Around 2140, the block reward drops to zero and miners earn revenue entirely from transaction fees. By then, if Bitcoin is widely used, the cumulative transaction fees per block should be sufficient to incentivize miners. Layer 2 solutions like Lightning will still require on-chain settlement, generating fees.
What's the difference between mining and running a node?
Mining uses specialized hardware to compete for block rewards. Running a node means operating software that validates transactions and enforces Bitcoin's rules. You don't need mining hardware to run a node — a Raspberry Pi works fine. Both are important: miners create blocks, nodes verify them.
Does Bitcoin mining difficulty only go up?
No. Difficulty adjusts both up and down every ~2,016 blocks based on how fast blocks were found. If miners leave the network (due to falling prices, natural disasters, or regulation), difficulty drops. However, the long-term trend has been consistently upward as more hash rate joins the network.
What's Next?
Bitcoin mining is a fascinating piece of the puzzle, whether you want to participate or just understand how the network works.
- Understand the halving. Mining rewards are directly tied to the halving schedule — learn how it shapes Bitcoin's supply and mining economics.
- Run your own node. Even if you don't mine, running a Bitcoin node lets you verify the network's rules independently.
- Explore layer 2. See how the Lightning Network and other layer 2 solutions are building on top of the base layer that miners secure.

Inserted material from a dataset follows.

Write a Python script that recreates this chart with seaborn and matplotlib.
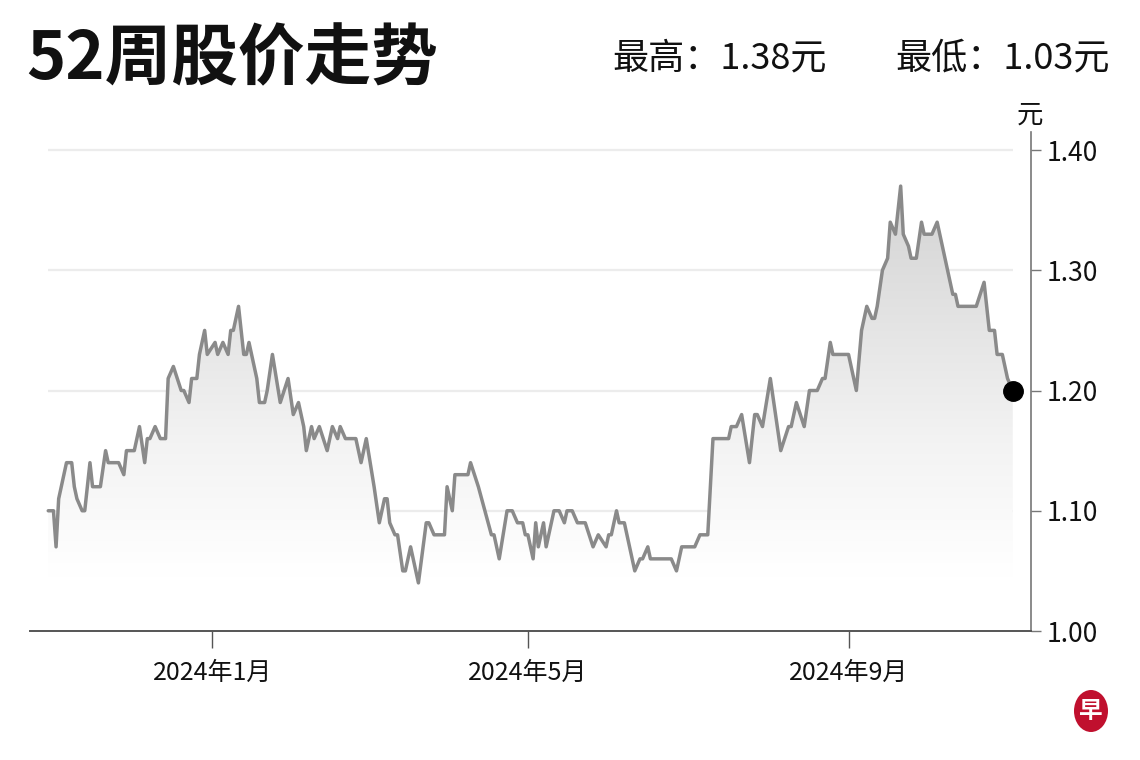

- Just want bitcoin? For most people, buying bitcoin on an exchange is far more cost-effective than mining it. Your time and money go further.
Mining is the engine that keeps Bitcoin running. Even if you never plug in an ASIC, understanding how it works makes you a more informed bitcoin holder. And in a world full of financial systems that rely on trust, understanding a system that runs on math and energy is worth your time.